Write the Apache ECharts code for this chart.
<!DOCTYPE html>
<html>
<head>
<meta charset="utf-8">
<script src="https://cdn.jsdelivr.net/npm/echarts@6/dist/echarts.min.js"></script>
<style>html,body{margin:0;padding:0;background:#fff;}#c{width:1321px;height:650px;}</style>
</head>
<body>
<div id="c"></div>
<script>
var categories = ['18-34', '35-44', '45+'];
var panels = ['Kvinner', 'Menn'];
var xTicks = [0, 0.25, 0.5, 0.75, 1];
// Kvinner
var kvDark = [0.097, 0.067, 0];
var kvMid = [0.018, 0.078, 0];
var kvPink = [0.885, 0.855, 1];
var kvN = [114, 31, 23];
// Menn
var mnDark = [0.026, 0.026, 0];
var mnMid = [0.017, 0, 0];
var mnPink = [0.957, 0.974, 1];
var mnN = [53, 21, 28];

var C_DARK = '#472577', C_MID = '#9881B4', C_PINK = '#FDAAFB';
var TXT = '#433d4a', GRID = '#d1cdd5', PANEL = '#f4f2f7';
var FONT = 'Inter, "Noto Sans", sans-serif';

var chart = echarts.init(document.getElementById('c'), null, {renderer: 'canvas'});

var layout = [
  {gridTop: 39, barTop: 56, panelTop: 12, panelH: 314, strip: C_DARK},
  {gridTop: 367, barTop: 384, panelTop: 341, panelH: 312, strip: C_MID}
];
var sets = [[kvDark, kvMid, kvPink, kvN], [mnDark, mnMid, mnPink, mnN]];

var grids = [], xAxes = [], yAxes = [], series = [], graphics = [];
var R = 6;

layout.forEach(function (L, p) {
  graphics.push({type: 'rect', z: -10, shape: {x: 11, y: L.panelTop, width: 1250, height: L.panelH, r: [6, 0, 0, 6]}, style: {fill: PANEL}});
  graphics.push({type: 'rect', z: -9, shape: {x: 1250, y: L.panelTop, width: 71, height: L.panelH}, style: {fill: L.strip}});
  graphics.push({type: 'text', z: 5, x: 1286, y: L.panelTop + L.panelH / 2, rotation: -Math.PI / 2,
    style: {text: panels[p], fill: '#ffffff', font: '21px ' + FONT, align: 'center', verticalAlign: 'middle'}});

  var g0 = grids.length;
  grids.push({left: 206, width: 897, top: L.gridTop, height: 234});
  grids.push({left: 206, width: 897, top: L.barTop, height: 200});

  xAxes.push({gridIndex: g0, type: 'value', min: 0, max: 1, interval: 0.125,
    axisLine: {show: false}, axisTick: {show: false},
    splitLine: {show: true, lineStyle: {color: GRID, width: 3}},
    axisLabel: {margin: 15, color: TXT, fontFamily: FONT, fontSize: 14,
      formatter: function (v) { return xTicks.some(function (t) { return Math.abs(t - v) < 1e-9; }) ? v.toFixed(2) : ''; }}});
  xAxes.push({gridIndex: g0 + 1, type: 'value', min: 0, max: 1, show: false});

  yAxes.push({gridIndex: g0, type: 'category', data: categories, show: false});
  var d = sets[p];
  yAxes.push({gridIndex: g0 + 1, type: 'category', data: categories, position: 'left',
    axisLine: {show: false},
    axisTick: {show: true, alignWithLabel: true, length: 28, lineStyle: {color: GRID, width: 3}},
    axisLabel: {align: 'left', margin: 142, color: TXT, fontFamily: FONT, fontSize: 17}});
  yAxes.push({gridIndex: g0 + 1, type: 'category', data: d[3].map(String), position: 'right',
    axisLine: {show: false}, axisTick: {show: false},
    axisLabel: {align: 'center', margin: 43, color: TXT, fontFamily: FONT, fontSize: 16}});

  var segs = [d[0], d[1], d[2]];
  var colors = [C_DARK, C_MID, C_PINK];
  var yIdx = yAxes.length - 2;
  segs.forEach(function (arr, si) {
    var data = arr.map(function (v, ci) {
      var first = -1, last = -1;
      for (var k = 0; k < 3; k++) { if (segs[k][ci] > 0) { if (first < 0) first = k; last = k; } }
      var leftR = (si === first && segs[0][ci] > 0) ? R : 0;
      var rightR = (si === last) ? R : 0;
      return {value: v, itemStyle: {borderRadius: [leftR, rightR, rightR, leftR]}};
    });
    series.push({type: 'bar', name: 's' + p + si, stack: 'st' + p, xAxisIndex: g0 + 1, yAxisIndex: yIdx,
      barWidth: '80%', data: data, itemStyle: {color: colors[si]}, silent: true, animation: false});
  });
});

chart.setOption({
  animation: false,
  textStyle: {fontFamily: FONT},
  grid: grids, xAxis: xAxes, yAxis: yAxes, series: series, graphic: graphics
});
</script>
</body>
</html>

—————

◆ WORK TO BE COMPLETED: Return, please, the lines of the data from the first through the line containing "font: '21px '", both kept, exactly as they stand and nothing more.

◆ WRITTEN RESPONSE:
Write the Apache ECharts code for this chart.
<!DOCTYPE html>
<html>
<head>
<meta charset="utf-8">
<script src="https://cdn.jsdelivr.net/npm/echarts@6/dist/echarts.min.js"></script>
<style>html,body{margin:0;padding:0;background:#fff;}#c{width:1321px;height:650px;}</style>
</head>
<body>
<div id="c"></div>
<script>
var categories = ['18-34', '35-44', '45+'];
var panels = ['Kvinner', 'Menn'];
var xTicks = [0, 0.25, 0.5, 0.75, 1];
// Kvinner
var kvDark = [0.097, 0.067, 0];
var kvMid = [0.018, 0.078, 0];
var kvPink = [0.885, 0.855, 1];
var kvN = [114, 31, 23];
// Menn
var mnDark = [0.026, 0.026, 0];
var mnMid = [0.017, 0, 0];
var mnPink = [0.957, 0.974, 1];
var mnN = [53, 21, 28];

var C_DARK = '#472577', C_MID = '#9881B4', C_PINK = '#FDAAFB';
var TXT = '#433d4a', GRID = '#d1cdd5', PANEL = '#f4f2f7';
var FONT = 'Inter, "Noto Sans", sans-serif';

var chart = echarts.init(document.getElementById('c'), null, {renderer: 'canvas'});

var layout = [
  {gridTop: 39, barTop: 56, panelTop: 12, panelH: 314, strip: C_DARK},
  {gridTop: 367, barTop: 384, panelTop: 341, panelH: 312, strip: C_MID}
];
var sets = [[kvDark, kvMid, kvPink, kvN], [mnDark, mnMid, mnPink, mnN]];

var grids = [], xAxes = [], yAxes = [], series = [], graphics = [];
var R = 6;

layout.forEach(function (L, p) {
  graphics.push({type: 'rect', z: -10, shape: {x: 11, y: L.panelTop, width: 1250, height: L.panelH, r: [6, 0, 0, 6]}, style: {fill: PANEL}});
  graphics.push({type: 'rect', z: -9, shape: {x: 1250, y: L.panelTop, width: 71, height: L.panelH}, style: {fill: L.strip}});
  graphics.push({type: 'text', z: 5, x: 1286, y: L.panelTop + L.panelH / 2, rotation: -Math.PI / 2,
    style: {text: panels[p], fill: '#ffffff', font: '21px ' + FONT, align: 'center', verticalAlign: 'middle'}});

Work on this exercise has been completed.